Most of Conceit strikes out beyond the bounds of history, into the private lives of the Donnes, so I steered away from histories and biographies. However, I liked Izaak Walton’s Life of Donne since it is so full of mistakes and myths. I read John Stow’s Survey of London, along with other seventeenth-century writings, letters, and diaries, for instance Samuel Pepys’s eyewitness account of the Great Fire. I laid maps all over my floor, figuring out how Pegge navigated the City as she searched for Walton’s buried rivers. I also studied drawings by artists like Wenceslas Hollar, who were the photographers of the time.
Lucky for us, Donne was fond of having his portrait taken in various costumes, so we know what he looked like up to the moment he dressed in his shroud to pose for his effigy in St. Paul’s Cathedral. I’ve got some of these on my website, marynovik.com As Conceit took shape, I came to believe that Donne was aiding and abetting his fictionalization. I became so immersed in his voice that I was dreaming in it. Even now, I can’t tell where his words end and mine begin. As I wrote in my acknowledgements, there was something fitting about this, since late in life, Donne confessed, “I did best when I had least truth for my subjects.”
Why the Donnes? The Renaissance alone would offer a dozen or so poets who would work in this form. What is it about Donne that fascinates you more than, say, Sidney?
Sir Philip Sidney has no sex appeal. Sorry. He just doesn’t. Who crawls into bed reading Astophel and Stella? Donne’s poetry is raw, brash, sensual, immediate. The man lurks behind the wit. He didn’t write about his mistresses in tidy sonnet sequences like Sidney and Shakespeare. He wrote about them so realistically that we believe they existed. The poems that pun on the words “done” and “more” were probably written to Ann More. He was thrown in jail for eloping with her, almost as bad as being hanged for “not keeping of accent,” as Ben Jonson said he ought to be.
After Ann died and Donne became a priest, he buried Jack Donne, the womanizer. I imagined his seven kids digging up his past as they grew older. I was fascinated with the children born from that passion, maybe because I came from a large family myself. When Pegge is a teenager, she tries to piece together the story behind the poems and reads herself into her mother’s place. Frustration and menarche push her into an unhealthy obsession about her father’s love-life. Once I began thinking like Pegge, I couldn’t shake her view of the Dean of St. Paul’s on his deathbed, still battling sin, still haunted by Ann.
What’s your favourite John Donne poem? Why?
Ah. This would be like asking Donne who his favourite mistress was. I doubt you’d get an answer from him! According to his poems, he had quite a selection. Worse, it would be like asking him to choose between God and women, since he later turned to writing holy poems. It’s said that he wrote love poems like a priest and holy poems like a lover. In his most mature love poems, the lovers worship one another and in “Batter My Heart,” arguably his best holy sonnet, he begs God to rape and subdue him. I’ve been commenting on Donne’s poems on the backgrounds page at marynovik.com. I’m lingering over this project, hoping to spin it out over several years.
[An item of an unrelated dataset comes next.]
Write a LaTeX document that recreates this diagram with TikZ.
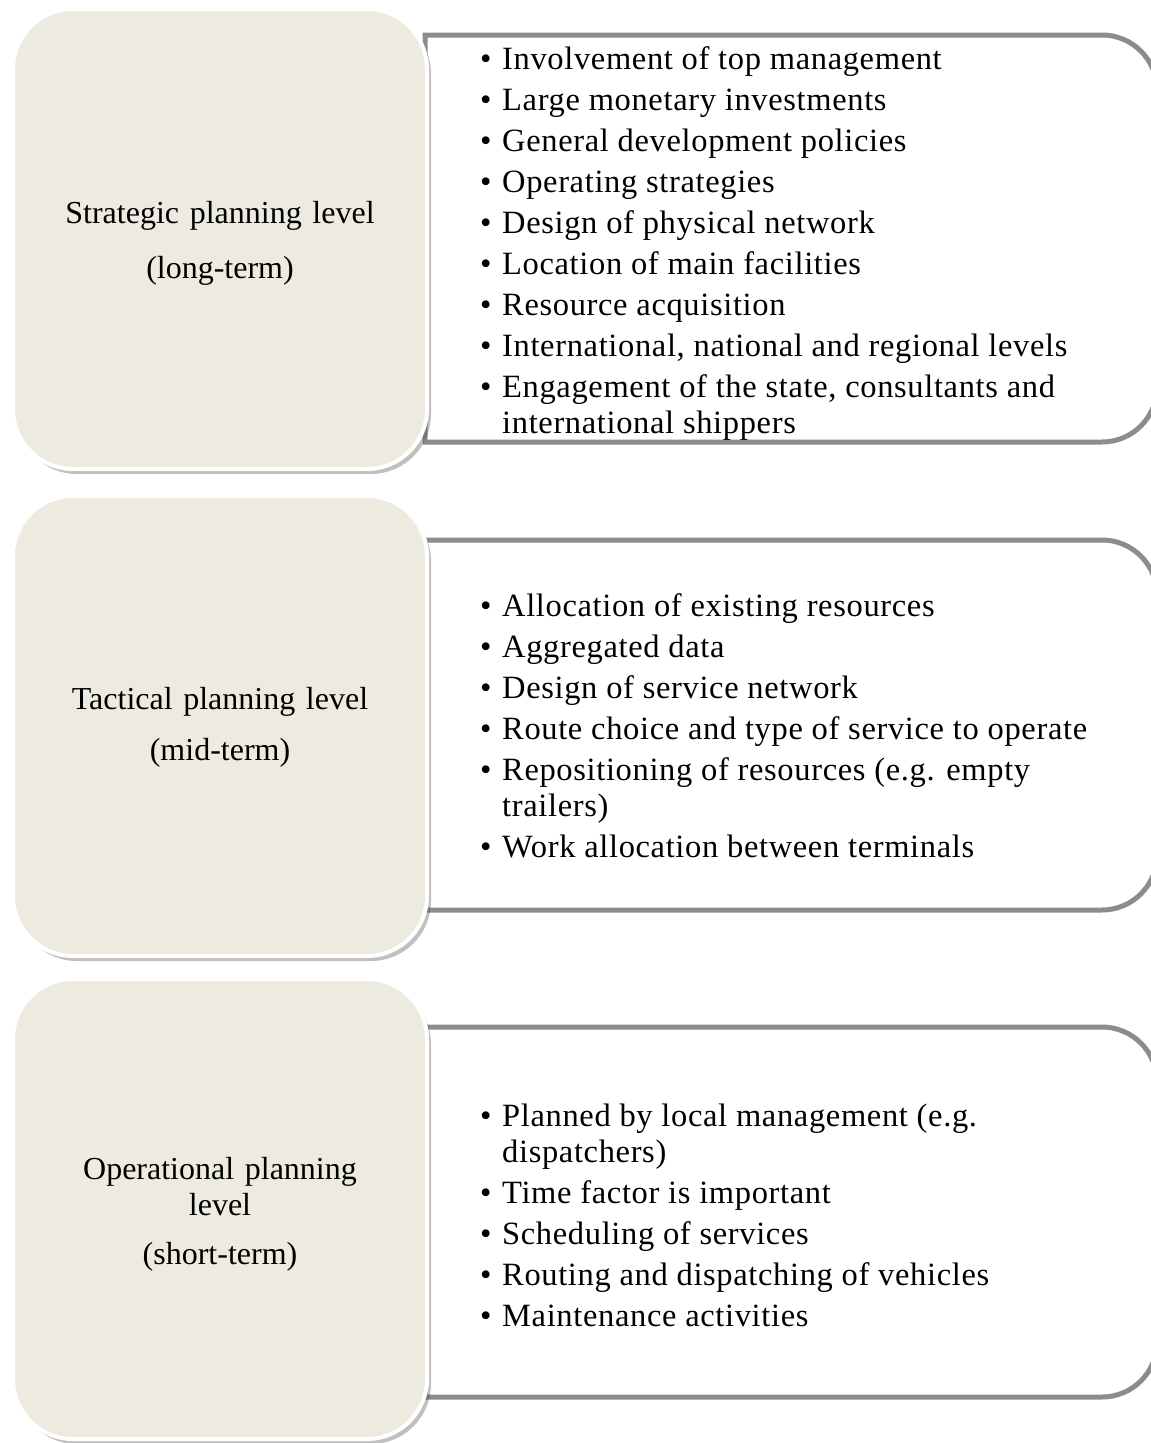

Forced to choose, I might pick “The Ecstasy” since I have fond memories of Warren Tallman teaching it at the University of British Colombia. It’s not as well-known as some of Donne’s other poems and offers an erotic twist on platonism that we can all connect to: “Love’s mysteries in souls do grow, But yet the body is his book.”
What’s next for you? When will your next novel take place?
I’m working on a novel that is set in eighteenth-century England. I floundered about, playing with this idea and that for a long time, but this one is sticking and now I’m far enough along to feel that ring in my nose, tugging me forward. This will be my third novel and they are beginning to feel like variations on a theme that I am fated to explore.